→ **Required work**:
Type again, exactly, the lines below from the start through the line that includes "(60,82) -- (1312,82);".

→ **Data section**:

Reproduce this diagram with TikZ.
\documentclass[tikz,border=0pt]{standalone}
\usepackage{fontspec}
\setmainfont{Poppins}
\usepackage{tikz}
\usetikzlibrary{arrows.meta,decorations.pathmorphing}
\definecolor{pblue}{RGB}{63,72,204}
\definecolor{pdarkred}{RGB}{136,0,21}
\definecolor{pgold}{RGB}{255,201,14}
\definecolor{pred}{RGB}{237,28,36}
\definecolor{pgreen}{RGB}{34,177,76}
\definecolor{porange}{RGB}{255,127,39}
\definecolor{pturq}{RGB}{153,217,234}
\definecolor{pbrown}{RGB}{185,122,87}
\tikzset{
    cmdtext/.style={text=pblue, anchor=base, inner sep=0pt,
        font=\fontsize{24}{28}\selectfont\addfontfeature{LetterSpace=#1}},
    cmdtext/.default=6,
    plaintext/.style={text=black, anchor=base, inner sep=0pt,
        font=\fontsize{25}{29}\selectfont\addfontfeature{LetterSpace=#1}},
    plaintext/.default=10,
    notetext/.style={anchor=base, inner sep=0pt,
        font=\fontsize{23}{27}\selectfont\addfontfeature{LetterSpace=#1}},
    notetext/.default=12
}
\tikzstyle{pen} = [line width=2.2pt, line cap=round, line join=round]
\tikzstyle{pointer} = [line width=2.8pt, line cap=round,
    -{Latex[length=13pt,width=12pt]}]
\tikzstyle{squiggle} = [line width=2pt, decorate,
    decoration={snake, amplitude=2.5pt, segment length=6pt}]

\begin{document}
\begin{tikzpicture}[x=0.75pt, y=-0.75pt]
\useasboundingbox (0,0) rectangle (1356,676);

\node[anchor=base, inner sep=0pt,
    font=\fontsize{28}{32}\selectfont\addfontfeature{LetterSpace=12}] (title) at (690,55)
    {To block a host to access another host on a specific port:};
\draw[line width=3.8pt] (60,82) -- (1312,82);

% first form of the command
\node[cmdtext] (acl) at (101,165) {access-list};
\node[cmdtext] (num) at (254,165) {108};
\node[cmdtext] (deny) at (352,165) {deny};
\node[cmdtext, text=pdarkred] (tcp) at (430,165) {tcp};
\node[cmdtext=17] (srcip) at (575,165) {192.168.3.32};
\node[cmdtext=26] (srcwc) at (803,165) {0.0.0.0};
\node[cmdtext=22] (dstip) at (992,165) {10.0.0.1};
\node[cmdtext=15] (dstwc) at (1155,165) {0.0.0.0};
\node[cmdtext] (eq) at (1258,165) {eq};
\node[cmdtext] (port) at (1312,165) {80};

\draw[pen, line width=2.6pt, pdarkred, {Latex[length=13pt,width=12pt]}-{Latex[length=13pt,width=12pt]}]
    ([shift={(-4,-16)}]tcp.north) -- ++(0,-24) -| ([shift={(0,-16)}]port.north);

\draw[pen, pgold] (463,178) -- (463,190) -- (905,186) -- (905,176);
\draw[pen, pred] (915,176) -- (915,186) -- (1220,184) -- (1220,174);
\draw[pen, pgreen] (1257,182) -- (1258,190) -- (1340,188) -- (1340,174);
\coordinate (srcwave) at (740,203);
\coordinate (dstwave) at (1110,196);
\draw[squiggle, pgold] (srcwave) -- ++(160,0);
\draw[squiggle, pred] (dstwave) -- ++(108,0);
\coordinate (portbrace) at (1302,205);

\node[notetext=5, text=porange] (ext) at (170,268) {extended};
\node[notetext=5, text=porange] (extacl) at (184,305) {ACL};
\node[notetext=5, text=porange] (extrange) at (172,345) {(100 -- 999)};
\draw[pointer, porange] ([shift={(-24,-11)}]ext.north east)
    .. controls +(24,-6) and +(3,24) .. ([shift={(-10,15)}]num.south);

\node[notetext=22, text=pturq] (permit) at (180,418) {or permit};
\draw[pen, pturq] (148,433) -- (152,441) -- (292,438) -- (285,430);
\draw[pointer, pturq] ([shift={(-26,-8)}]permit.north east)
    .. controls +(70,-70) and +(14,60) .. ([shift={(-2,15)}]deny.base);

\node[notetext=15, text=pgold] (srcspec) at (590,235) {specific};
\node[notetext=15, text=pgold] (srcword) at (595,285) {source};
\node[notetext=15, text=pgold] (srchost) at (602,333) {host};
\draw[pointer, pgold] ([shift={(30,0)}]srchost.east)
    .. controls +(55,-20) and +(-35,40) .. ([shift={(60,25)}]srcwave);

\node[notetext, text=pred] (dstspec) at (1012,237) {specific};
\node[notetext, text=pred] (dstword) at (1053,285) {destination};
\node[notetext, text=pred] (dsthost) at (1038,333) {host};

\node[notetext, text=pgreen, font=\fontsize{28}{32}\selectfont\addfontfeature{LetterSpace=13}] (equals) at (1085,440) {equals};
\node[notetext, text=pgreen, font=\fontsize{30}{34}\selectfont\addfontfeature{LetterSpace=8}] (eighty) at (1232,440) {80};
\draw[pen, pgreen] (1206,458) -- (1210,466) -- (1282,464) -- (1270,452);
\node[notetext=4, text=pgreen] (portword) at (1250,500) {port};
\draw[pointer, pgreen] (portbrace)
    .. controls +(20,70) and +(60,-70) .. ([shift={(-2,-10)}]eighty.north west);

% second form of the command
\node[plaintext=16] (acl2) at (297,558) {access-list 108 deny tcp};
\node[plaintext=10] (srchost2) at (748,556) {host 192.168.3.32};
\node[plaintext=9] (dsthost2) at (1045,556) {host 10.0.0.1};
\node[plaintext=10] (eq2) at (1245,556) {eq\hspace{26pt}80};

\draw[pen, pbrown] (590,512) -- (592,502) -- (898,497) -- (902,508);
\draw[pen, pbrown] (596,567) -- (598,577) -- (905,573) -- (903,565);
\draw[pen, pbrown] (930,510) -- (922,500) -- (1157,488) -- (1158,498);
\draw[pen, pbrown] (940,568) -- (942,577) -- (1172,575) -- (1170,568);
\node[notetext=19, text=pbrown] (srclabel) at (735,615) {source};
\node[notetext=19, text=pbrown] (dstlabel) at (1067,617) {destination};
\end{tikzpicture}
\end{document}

→ **Task output**:
Reproduce this diagram with TikZ.
\documentclass[tikz,border=0pt]{standalone}
\usepackage{fontspec}
\setmainfont{Poppins}
\usepackage{tikz}
\usetikzlibrary{arrows.meta,decorations.pathmorphing}
\definecolor{pblue}{RGB}{63,72,204}
\definecolor{pdarkred}{RGB}{136,0,21}
\definecolor{pgold}{RGB}{255,201,14}
\definecolor{pred}{RGB}{237,28,36}
\definecolor{pgreen}{RGB}{34,177,76}
\definecolor{porange}{RGB}{255,127,39}
\definecolor{pturq}{RGB}{153,217,234}
\definecolor{pbrown}{RGB}{185,122,87}
\tikzset{
    cmdtext/.style={text=pblue, anchor=base, inner sep=0pt,
        font=\fontsize{24}{28}\selectfont\addfontfeature{LetterSpace=#1}},
    cmdtext/.default=6,
    plaintext/.style={text=black, anchor=base, inner sep=0pt,
        font=\fontsize{25}{29}\selectfont\addfontfeature{LetterSpace=#1}},
    plaintext/.default=10,
    notetext/.style={anchor=base, inner sep=0pt,
        font=\fontsize{23}{27}\selectfont\addfontfeature{LetterSpace=#1}},
    notetext/.default=12
}
\tikzstyle{pen} = [line width=2.2pt, line cap=round, line join=round]
\tikzstyle{pointer} = [line width=2.8pt, line cap=round,
    -{Latex[length=13pt,width=12pt]}]
\tikzstyle{squiggle} = [line width=2pt, decorate,
    decoration={snake, amplitude=2.5pt, segment length=6pt}]

\begin{document}
\begin{tikzpicture}[x=0.75pt, y=-0.75pt]
\useasboundingbox (0,0) rectangle (1356,676);

\node[anchor=base, inner sep=0pt,
    font=\fontsize{28}{32}\selectfont\addfontfeature{LetterSpace=12}] (title) at (690,55)
    {To block a host to access another host on a specific port:};
\draw[line width=3.8pt] (60,82) -- (1312,82);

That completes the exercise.